Here are some statistics about Java as of 2023:

  • Java is used by 4.7% of all the websites whose server-side programming language is known.
  • The most popular Long Term Support (LTS) version is Java 11, used by 56% of applications, followed by Java 8 at 33%.
  • Java appears in every 1 in 5 searches (20.03%) across African countries, making it the most popular language in that region.
  • Over 90% of Fortune 500 companies use Java.
  • Just under half of the active developers worldwide (49%) reported using Java, an increase from 39% in Q3 2020.
  • According to estimates, more than 12 million IT engineers use Java.
  • Despite the already ubiquitous use of Java, 40% of respondents in a survey plan to increase Java usage further.
  • Several million people are learning Java annually, and the number of developers who know Java is expected to increase in 2023.

Origin and Development of Oracle Java

Origin and Development of Oracle Java

Oracle Java, initially released by Sun Microsystems in 1995, has since evolved into a robust platform under Oracle’s stewardship.

It was designed with the philosophy of “Write Once, Run Anywhere,” which means compiled Java code can run on all platforms supporting Java without recompilation.

This cross-platform compatibility has made it a popular choice among developers.

Key Features and Uses of Oracle Java

Oracle Java has many features that make it a versatile tool for developers. Here are some of its key features:

  1. Platform Independent: Java code can run on any device with a Java Runtime Environment (JRE), making it platform-independent.
  2. Object-Oriented: Java is an object-oriented programming language that uses objects and classes, promoting flexibility and code reusability.
  3. Robust and Secure: Java provides a secure platform for developing and running applications. It has features like garbage collection and exception handling, which make it robust and secure.
  4. Multithreaded: Java supports multithreading, which allows multiple operations to run concurrently, improving the efficiency of applications.

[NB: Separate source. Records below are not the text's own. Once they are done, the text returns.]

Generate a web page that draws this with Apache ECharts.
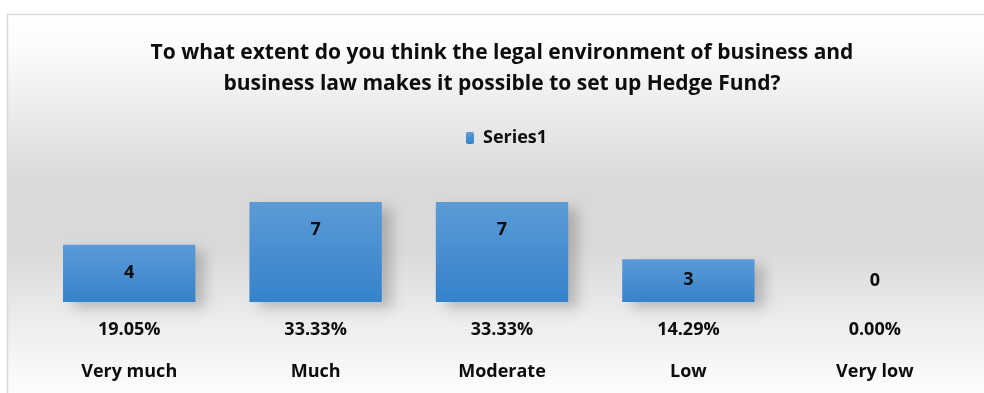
<!DOCTYPE html>
<html>
<head>
<meta charset="utf-8">
<script src="https://cdn.jsdelivr.net/npm/echarts@6/dist/echarts.min.js"></script>
<style>
  html, body { margin: 0; padding: 0; background: #ffffff; }
  #chart { width: 984px; height: 393px; }
</style>
</head>
<body>
<div id="chart"></div>
<script>
// Survey answers: number of respondents per answer
const categories = ['Very much', 'Much', 'Moderate', 'Low', 'Very low'];
const counts = [4, 7, 7, 3, 0];
const seriesName = 'Series1';
const chartTitle = 'To what extent do you think the legal environment of business and\nbusiness law makes it possible to set up Hedge Fund?';

const total = counts.reduce((a, b) => a + b, 0);
const shares = counts.map(v => (v / total * 100).toFixed(2) + '%');

const FONT = '"Open Sans", Lato, sans-serif';
const LABEL_SIZE = 18;

const barGradient = new echarts.graphic.LinearGradient(0, 0, 0, 1, [
  { offset: 0, color: '#5b9bd6' },
  { offset: 1, color: '#3582cb' }
]);

// value labels sit inside the top of each bar; an empty bar gets its label above the baseline
const barData = counts.map(v => ({
  value: v,
  label: v === 0
    ? { position: 'top', distance: 12 }
    : { position: 'insideTop', distance: v < 4 ? 12 : 19 }
}));

const chart = echarts.init(document.getElementById('chart'), null, { renderer: 'canvas' });

chart.setOption({
  animation: false,
  backgroundColor: '#ffffff',
  graphic: [{
    type: 'rect',
    z: -10,
    silent: true,
    shape: { x: 7.5, y: 14.5, width: 1000, height: 400 },
    style: {
      fill: new echarts.graphic.LinearGradient(0, 0, 0, 1, [
        { offset: 0, color: '#ffffff' },
        { offset: 0.08, color: '#fcfcfc' },
        { offset: 0.42, color: '#d9d9d9' },
        { offset: 0.58, color: '#d9d9d9' },
        { offset: 0.76, color: '#ececec' },
        { offset: 0.92, color: '#fbfbfb' },
        { offset: 1, color: '#ffffff' }
      ]),
      stroke: '#d9d9d9',
      lineWidth: 1.5
    }
  }],
  title: {
    text: chartTitle,
    left: 502,
    top: 38,
    padding: 0,
    textAlign: 'center',
    textStyle: {
      fontFamily: FONT,
      fontWeight: 'bold',
      fontSize: 21,
      lineHeight: 31,
      color: '#0d0d0d'
    }
  },
  legend: {
    data: [seriesName],
    left: 466,
    top: 129,
    padding: 0,
    itemWidth: 8,
    itemHeight: 12,
    itemGap: 8,
    textStyle: {
      fontFamily: FONT,
      fontWeight: 'bold',
      fontSize: LABEL_SIZE,
      color: '#0d0d0d',
      padding: [0, 0, 0, 4]
    }
  },
  grid: {
    left: 36,
    right: 16,
    top: 202,
    height: 100
  },
  xAxis: {
    type: 'category',
    data: categories,
    axisLine: { show: false },
    axisTick: { show: false },
    splitLine: { show: false },
    axisLabel: {
      margin: 7,
      interval: 0,
      formatter: (val, idx) => '{p|' + shares[idx] + '}\n{c|' + val + '}',
      rich: {
        p: { fontFamily: FONT, fontWeight: 'bold', fontSize: LABEL_SIZE, lineHeight: 42, color: '#0d0d0d' },
        c: { fontFamily: FONT, fontWeight: 'bold', fontSize: LABEL_SIZE, lineHeight: 42, color: '#0d0d0d' }
      }
    }
  },
  yAxis: {
    type: 'value',
    min: 0,
    max: 7,
    show: false,
    splitLine: { show: false }
  },
  series: [{
    name: seriesName,
    type: 'bar',
    data: barData,
    barWidth: '71%',
    itemStyle: {
      color: barGradient,
      shadowColor: 'rgba(0,0,0,0.2)',
      shadowBlur: 12,
      shadowOffsetX: 10,
      shadowOffsetY: 6
    },
    label: {
      show: true,
      fontFamily: FONT,
      fontWeight: 'bold',
      fontSize: LABEL_SIZE,
      color: '#0d0d0d'
    }
  }]
});
</script>
</body>
</html>
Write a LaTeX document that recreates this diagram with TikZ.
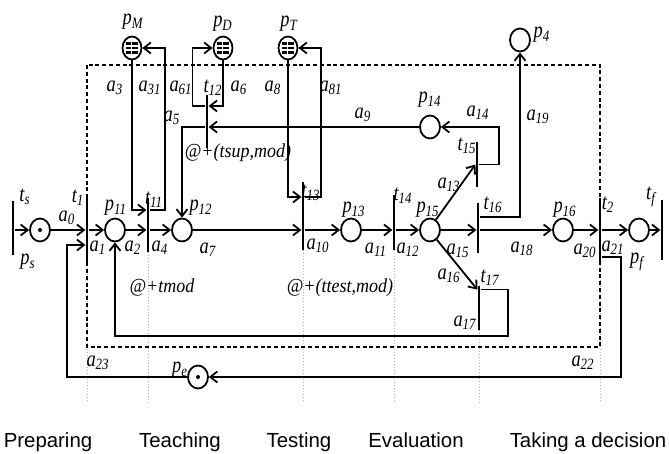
\documentclass[tikz,border=0pt]{standalone}
\usepackage{fontspec}
\setmainfont{Liberation Serif}
\newfontfamily\phasefont{Liberation Sans}
\usepackage{tikz}
\usetikzlibrary{arrows.meta,calc,positioning,shapes.geometric}
\newcommand{\nm}[2]{\scalebox{0.92}[1.12]{#1\textsubscript{#2}}}
\tikzset{
  place/.style={draw, line width=0.9pt, ellipse, minimum width=10pt, minimum height=11.5pt, inner sep=0pt},
  token/.style={place, path picture={\fill (path picture bounding box.center) circle (1pt);}},
  res/.style={place, minimum width=9.5pt, path picture={
      \foreach \dy in {-2.3pt,0pt,2.3pt}
        \draw[line width=1.2pt, dash pattern=on 2.6pt off 0.5pt]
          ([xshift=-2.9pt,yshift=\dy]path picture bounding box.center) -- ++(5.8pt,0);}},
  trans/.style={fill=black, inner sep=0pt, minimum width=1.2pt, minimum height=#1},
  arc/.style={line width=0.9pt, -{Straight Barb[length=3.5pt,width=5.5pt,line width=0.9pt]}},
  lab/.style={font=\fontsize{10}{11}\selectfont\itshape, inner sep=0.5pt},
  delay/.style={font=\fontsize{9}{10}\selectfont\itshape, inner sep=0.5pt, yscale=1.1},
  phase/.style={font=\phasefont\fontsize{10.2}{12}\selectfont, anchor=base, inner sep=0pt},
  guide/.style={gray!60, densely dotted, line width=0.5pt},
}

\begin{document}
\begin{tikzpicture}[x=0.5pt, y=-0.5pt]
    \useasboundingbox (0,0) rectangle (669,454);

    % Transitions
    \node[trans=27pt]   (ts)  at (13,228) {};
    \node[trans=33.5pt] (t1)  at (87,228.5) {};
    \node[trans=27pt]   (t11) at (148,225) {};
    \node[trans=26.5pt] (t12) at (207,121.5) {};
    \node[trans=34pt]   (t13) at (303,216) {};
    \node[trans=27.5pt] (t14) at (394,222.5) {};
    \node[trans=22.5pt] (t15) at (477,164.5) {};
    \node[trans=25pt]   (t16) at (478,228) {};
    \node[trans=22pt]   (t17) at (479,308) {};
    \node[trans=32pt]   (t2)  at (600,230) {};
    \node[trans=30pt]   (tf)  at (662,230) {};

    % Places
    \node[token] (ps)  at (40,230) {};
    \node[place] (p11) at (115,230) {};
    \node[place] (p12) at (182,230) {};
    \node[place] (p13) at (351,230) {};
    \node[place] (p15) at (430,230) {};
    \node[place] (p16) at (563,230) {};
    \node[place] (pf)  at (639,230) {};
    \node[place] (p14) at (430,127) {};
    \node[place] (p4)  at (520,40) {};
    \node[token] (pe)  at (198,377) {};
    \node[res]   (pM)  at (132,48) {};
    \node[res]   (pD)  at (223,48) {};
    \node[res]   (pT)  at (288,48) {};

    % Phase guides and module border
    \coordinate (base) at (0,403);
    \foreach \t in {t1,t11,t13,t14,t17,t2}
        \draw[guide] (\t.south) -- (\t.south |- base);
    \draw[dash pattern=on 2pt off 1.4pt, line width=0.8pt] (87,65) rectangle (600,347);

    % Main flow
    \draw[arc] (ps -| ts.east) -- (ps.west);
    \draw[arc] (ps.east) -- (ps -| t1.west);
    \draw[arc] (p11 -| t1.east) -- (p11.west);
    \draw[arc] (p11.east) -- (p11 -| t11.west);
    \draw[arc] (p12 -| t11.east) -- (p12.west);
    \draw[arc] (p12.east) -- (p12 -| t13.west);
    \draw[arc] (p13 -| t13.east) -- (p13.west);
    \draw[arc] (p13.east) -- (p13 -| t14.west);
    \draw[arc] (p15 -| t14.east) -- (p15.west);
    \draw[arc] (p15.east) -- (p15 -| t16.west);
    \draw[arc] (p16 -| t16.east) -- (p16.west);
    \draw[arc] (p16.east) -- (p16 -| t2.west);
    \draw[arc] (pf -| t2.east) -- (pf.west);
    \draw[arc] (pf.east) -- (pf -| tf.west);

    % Resource loops
    \draw[arc] (pM.south) |- ([yshift=7.5pt]t11.west);
    \draw[arc] ([yshift=7.5pt]t11.east) -- ++(7.5pt,0) |- (pM.east);
    \draw[arc] (pD.south) |- ([yshift=7.75pt]t12.east);
    \draw[arc] ([yshift=7.75pt]t12.west) -- ++(-6.5pt,0) |- (pD.west);
    \draw[arc] (pT.south) |- ([yshift=9.5pt]t13.west);
    \draw[arc] ([yshift=9.5pt]t13.east) -- ++(8pt,0) |- (pT.east);

    % Support and evaluation branches
    \draw[arc] (p14.west) -- (p14 -| t12.east);
    \draw[arc] (p14 -| t12.west) -| (p12.north);
    \draw[arc] (p15.60) -- (t15.west);
    \draw[arc] (t15.east) -- ++(10pt,0) |- (p14.east);
    \draw[arc] ([yshift=5.5pt]t16.east) -| (p4.south);
    \draw[arc] (p15.-55) -- ([yshift=-2pt]t17.north west);
    \draw[arc] ([yshift=-2pt]t17.north east) -- ++(13.5pt,0) -- ++(0,-23pt) -| (p11.south);

    % Restart loop
    \draw[arc] ([yshift=-13.5pt]t2.east) -- ++(9.5pt,0) |- (pe.east);
    \draw[arc] (pe.west) -- ++(-60pt,0) |- ([yshift=-8.25pt]t1.west);

    % Labels
    \node[lab] (lts)  at (25,197)  {\nm{t}{s}};
    \node[lab] (lps)  at (28,262)  {\nm{p}{s}};
    \node[lab] (la0)  at (67,218)  {\nm{a}{0}};
    \node[lab] (lt1)  at (78,198)  {\nm{t}{1}};
    \node[lab] (la1)  at (98,248)  {\nm{a}{1}};
    \node[lab] (lp11) at (116,208) {\nm{p}{11}};
    \node[lab] (la2)  at (133,248) {\nm{a}{2}};
    \node[lab] (lt11) at (154,200) {\nm{t}{11}};
    \node[lab] (la4)  at (160,248) {\nm{a}{4}};
    \node[lab] (lp12) at (201,208) {\nm{p}{12}};
    \node[lab] (la7)  at (208,250) {\nm{a}{7}};
    \node[lab] (lpM)  at (133,22)  {\nm{p}{M}};
    \node[lab] (la3)  at (115,88)  {\nm{a}{3}};
    \node[lab] (la31) at (150,88)  {\nm{a}{31}};
    \node[lab] (la61) at (181,88)  {\nm{a}{61}};
    \node[lab] (lt12) at (213,88)  {\nm{t}{12}};
    \node[lab] (la6)  at (239,88)  {\nm{a}{6}};
    \node[lab] (lpD)  at (223,24)  {\nm{p}{D}};
    \node[lab] (la5)  at (172,118) {\nm{a}{5}};
    \node[delay] (lsup) at (238,153) {@+(tsup,mod)};
    \node[lab] (lpT)  at (289,24)  {\nm{p}{T}};
    \node[lab] (la8)  at (273,88)  {\nm{a}{8}};
    \node[lab] (la81) at (331,88)  {\nm{a}{81}};
    \node[lab] (la9)  at (363,115) {\nm{a}{9}};
    \node[lab] (lt13) at (311,193) {\nm{t}{13}};
    \node[lab] (la10) at (318,246) {\nm{a}{10}};
    \node[lab] (lp13) at (354,210) {\nm{p}{13}};
    \node[lab] (la11) at (376,250) {\nm{a}{11}};
    \node[lab] (lt14) at (403,196) {\nm{t}{14}};
    \node[lab] (la12) at (408,250) {\nm{a}{12}};
    \node[lab] (lp15) at (428,210) {\nm{p}{15}};
    \node[lab] (lp14) at (430,100) {\nm{p}{14}};
    \node[lab] (la14) at (478,113) {\nm{a}{14}};
    \node[lab] (lt15) at (467,146) {\nm{t}{15}};
    \node[lab] (la13) at (449,185) {\nm{a}{13}};
    \node[lab] (lt16) at (493,205) {\nm{t}{16}};
    \node[lab] (la15) at (458,251) {\nm{a}{15}};
    \node[lab] (la19) at (538,117) {\nm{a}{19}};
    \node[lab] (lp4)  at (542,35)  {\nm{p}{4}};
    \node[lab] (la18) at (522,249) {\nm{a}{18}};
    \node[lab] (lp16) at (565,210) {\nm{p}{16}};
    \node[lab] (lt2)  at (608,205) {\nm{t}{2}};
    \node[lab] (la20) at (585,251) {\nm{a}{20}};
    \node[lab] (la21) at (613,248) {\nm{a}{21}};
    \node[lab] (lpf)  at (637,262) {\nm{p}{f}};
    \node[lab] (ltf)  at (651,197) {\nm{t}{f}};
    \node[lab] (la16) at (449,276) {\nm{a}{16}};
    \node[lab] (lt17) at (490,278) {\nm{t}{17}};
    \node[lab] (la17) at (465,323) {\nm{a}{17}};
    \node[delay] (lmod) at (162,288) {@+tmod};
    \node[delay] (ltst) at (340,288) {@+(ttest,mod)};
    \node[lab] (lpe)  at (180,370) {\nm{p}{e}};
    \node[lab] (la23) at (98,363)  {\nm{a}{23}};
    \node[lab] (la22) at (583,363) {\nm{a}{22}};

    % Phases
    \node[phase] (ph1) at (48,447)  {Preparing};
    \node[phase] (ph2) at (180,447) {Teaching};
    \node[phase] (ph3) at (299,447) {Testing};
    \node[phase] (ph4) at (416,447) {Evaluation};
    \node[phase] (ph5) at (588,447) {Taking a decision};

\end{tikzpicture}
\end{document}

Java is used in various domains, from web and application development to Big Data, Mobile Applications, and the Internet of Things (IoT). Its versatility and robustness have made it a go-to language for developers.

What is Java being Used for?

Java is a universal, object-oriented programming language used in many applications due to its robustness, security, and portability.

Here are some of the primary uses of Java:

  1. Web Applications: Java is widely used to develop web applications, including e-commerce websites, educational platforms, social networking sites, etc. Java provides numerous libraries and frameworks, such as Spring, Struts, and Hibernate, which simplify the creation of complex web applications.
  2. Enterprise Applications: Java Enterprise Edition (Java EE) provides a robust platform for developing large-scale, distributed network and enterprise applications. These include banking applications, data processing systems, and more.
  3. Mobile Applications: Java is the primary language used for Android application development. Millions of apps on the Google Play Store are built using Java.
  4. Desktop GUI Applications: Java provides libraries like Swing and JavaFX for building graphical user interface (GUI) applications that run on Windows, Mac OS, and Linux.
  5. Big Data Technologies: Java is used in big data analytics and developing big data technologies. Hadoop, a famous big data technology, is written in Java.
  6. Scientific Applications: Java is used in scientific computing, including natural language processing, data analysis in various science fields, and for creating tools for scientific research.
  7. Internet of Things (IoT): Java’s portability makes it a popular choice for Internet of Things (IoT) devices. It can program machines that perform various tasks, like temperature monitoring, health tracking, etc.
  8. Cloud-based Applications: Java is also used to develop cloud-based applications due to its scalability, maintainability, and ease of use.

Oracle Java vs OpenJDK

Oracle Java vs OpenJDK

Regarding Java development kits, two names often come up: Oracle Java and OpenJDK. Both have strengths and weaknesses, and choosing between them depends on the project’s needs.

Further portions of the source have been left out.